-- start --

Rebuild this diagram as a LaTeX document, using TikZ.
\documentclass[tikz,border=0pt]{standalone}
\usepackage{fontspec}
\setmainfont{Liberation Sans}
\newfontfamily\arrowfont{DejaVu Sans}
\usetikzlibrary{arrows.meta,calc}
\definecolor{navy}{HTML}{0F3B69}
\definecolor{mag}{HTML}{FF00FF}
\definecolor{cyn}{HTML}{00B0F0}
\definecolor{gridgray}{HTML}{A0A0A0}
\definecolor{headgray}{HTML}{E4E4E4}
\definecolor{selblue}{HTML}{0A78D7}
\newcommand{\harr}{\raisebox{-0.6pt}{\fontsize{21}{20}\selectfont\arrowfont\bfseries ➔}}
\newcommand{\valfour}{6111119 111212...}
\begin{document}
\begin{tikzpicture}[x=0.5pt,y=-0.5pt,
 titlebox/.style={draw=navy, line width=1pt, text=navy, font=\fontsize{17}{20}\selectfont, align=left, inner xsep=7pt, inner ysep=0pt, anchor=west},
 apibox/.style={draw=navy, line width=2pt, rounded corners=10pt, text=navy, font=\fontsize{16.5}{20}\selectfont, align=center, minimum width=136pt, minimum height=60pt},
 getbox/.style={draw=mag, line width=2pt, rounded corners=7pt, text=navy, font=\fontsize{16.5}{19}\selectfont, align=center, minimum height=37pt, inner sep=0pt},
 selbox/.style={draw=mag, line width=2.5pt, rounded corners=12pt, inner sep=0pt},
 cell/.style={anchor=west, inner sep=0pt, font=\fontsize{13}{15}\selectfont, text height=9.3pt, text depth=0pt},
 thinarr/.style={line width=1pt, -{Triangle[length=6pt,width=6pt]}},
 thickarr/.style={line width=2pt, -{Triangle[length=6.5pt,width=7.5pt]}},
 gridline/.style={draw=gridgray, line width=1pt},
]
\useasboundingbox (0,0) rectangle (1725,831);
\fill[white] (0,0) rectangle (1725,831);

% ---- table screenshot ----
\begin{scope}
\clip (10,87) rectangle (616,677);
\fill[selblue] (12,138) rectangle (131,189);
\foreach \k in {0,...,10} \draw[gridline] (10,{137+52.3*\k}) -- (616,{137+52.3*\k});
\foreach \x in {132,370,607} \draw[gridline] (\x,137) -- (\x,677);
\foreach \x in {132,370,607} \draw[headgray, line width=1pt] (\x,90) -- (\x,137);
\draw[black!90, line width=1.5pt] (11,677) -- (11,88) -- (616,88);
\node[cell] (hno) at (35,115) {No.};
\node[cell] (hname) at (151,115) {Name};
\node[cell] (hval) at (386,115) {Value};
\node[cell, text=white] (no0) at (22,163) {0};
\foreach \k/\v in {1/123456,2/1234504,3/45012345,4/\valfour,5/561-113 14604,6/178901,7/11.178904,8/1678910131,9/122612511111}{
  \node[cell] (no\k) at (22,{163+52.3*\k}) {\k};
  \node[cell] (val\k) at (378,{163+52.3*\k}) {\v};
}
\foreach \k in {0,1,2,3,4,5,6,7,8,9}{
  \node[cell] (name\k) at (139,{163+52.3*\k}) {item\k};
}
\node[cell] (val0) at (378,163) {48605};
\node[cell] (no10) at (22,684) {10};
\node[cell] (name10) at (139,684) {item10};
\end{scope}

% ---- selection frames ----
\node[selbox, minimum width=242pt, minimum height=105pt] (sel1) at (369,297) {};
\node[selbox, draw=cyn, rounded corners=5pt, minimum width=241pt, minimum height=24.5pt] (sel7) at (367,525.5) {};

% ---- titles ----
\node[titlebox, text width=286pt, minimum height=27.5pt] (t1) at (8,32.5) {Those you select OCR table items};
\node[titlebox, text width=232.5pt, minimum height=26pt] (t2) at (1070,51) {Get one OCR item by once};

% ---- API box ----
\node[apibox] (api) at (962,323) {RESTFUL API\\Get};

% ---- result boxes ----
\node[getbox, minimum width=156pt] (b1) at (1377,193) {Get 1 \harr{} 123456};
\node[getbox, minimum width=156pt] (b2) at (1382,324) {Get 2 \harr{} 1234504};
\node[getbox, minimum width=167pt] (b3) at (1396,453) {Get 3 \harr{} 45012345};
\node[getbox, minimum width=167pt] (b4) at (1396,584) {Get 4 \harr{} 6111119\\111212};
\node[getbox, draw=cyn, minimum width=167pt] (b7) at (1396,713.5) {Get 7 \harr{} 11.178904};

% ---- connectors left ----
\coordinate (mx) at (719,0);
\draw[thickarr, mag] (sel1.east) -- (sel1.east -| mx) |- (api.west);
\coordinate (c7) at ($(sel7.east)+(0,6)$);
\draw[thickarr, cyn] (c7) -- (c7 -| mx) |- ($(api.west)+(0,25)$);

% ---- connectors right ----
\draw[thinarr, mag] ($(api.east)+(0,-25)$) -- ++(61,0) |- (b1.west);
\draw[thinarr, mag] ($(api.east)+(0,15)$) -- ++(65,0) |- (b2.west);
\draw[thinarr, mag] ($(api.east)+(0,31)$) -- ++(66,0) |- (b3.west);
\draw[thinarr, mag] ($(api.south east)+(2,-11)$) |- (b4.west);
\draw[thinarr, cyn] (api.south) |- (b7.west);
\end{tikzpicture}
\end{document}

-- end --
-- start --

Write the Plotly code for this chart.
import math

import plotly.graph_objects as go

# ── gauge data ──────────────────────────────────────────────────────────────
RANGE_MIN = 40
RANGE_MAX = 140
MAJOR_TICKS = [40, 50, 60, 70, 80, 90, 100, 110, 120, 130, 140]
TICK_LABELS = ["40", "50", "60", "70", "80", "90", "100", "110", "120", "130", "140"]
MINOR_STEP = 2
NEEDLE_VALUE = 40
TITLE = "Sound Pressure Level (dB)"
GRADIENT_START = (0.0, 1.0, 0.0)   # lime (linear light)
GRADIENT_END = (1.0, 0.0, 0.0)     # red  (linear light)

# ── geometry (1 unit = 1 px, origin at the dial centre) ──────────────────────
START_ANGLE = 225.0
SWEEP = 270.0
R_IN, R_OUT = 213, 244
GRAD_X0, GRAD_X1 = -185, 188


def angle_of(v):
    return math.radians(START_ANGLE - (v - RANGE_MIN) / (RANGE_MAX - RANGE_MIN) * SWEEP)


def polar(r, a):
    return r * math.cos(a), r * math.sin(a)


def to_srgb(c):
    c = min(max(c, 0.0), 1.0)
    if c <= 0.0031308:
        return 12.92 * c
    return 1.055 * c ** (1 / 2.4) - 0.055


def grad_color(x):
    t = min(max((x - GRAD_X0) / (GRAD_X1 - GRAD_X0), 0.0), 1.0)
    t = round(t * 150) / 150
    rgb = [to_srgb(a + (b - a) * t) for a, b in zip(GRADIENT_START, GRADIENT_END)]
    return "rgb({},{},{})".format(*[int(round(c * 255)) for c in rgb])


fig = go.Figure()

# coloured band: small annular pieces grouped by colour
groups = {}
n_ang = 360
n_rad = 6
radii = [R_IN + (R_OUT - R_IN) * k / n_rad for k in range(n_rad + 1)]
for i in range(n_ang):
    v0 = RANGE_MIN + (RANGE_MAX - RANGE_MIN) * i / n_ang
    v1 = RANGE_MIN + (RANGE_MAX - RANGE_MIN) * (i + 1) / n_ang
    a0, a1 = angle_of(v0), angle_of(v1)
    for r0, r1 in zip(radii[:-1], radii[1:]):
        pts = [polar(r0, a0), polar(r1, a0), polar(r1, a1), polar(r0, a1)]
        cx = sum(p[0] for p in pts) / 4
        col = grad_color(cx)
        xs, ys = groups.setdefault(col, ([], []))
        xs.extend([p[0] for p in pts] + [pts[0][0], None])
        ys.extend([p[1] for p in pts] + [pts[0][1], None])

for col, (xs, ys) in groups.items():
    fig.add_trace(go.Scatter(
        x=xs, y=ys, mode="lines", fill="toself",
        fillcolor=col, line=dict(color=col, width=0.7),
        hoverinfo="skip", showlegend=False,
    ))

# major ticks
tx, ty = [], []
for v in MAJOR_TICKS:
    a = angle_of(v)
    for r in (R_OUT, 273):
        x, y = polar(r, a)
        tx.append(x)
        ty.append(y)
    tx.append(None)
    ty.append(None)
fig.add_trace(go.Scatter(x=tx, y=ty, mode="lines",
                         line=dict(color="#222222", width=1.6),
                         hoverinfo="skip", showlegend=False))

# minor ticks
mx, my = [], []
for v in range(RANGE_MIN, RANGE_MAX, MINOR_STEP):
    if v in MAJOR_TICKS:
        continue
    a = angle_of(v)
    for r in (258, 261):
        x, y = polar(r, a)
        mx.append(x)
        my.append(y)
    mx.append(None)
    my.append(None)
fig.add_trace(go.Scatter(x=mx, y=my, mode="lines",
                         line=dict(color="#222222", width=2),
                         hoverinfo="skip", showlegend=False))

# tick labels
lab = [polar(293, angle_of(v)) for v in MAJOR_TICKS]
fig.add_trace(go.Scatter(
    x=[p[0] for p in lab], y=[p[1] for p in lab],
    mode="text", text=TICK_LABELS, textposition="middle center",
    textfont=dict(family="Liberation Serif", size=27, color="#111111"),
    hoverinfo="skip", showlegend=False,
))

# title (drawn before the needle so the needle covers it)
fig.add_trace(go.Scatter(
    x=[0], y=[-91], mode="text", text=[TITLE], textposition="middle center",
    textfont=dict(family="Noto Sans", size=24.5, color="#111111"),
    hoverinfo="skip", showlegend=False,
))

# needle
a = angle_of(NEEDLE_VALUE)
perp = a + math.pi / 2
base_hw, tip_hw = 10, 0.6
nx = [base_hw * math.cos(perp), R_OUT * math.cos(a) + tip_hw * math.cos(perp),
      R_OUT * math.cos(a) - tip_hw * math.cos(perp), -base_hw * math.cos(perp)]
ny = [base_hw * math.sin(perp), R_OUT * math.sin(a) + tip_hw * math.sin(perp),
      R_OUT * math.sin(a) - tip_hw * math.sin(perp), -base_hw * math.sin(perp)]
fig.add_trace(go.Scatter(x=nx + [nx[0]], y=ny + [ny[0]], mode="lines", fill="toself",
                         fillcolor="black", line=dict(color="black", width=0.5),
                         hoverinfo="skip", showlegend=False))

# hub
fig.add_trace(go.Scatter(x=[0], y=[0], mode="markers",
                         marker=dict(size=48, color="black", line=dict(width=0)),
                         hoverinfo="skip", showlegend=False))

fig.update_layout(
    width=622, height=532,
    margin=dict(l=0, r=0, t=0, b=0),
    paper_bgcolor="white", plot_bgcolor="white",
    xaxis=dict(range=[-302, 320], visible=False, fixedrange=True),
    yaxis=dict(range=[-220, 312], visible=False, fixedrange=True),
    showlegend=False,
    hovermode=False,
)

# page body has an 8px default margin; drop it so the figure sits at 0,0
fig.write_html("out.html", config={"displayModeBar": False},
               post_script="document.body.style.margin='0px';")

-- end --

WHAT YOU WILL DO: Note how many lines of the material contain the string "this". Then report that number by itself.

WRITTEN ANSWER: 2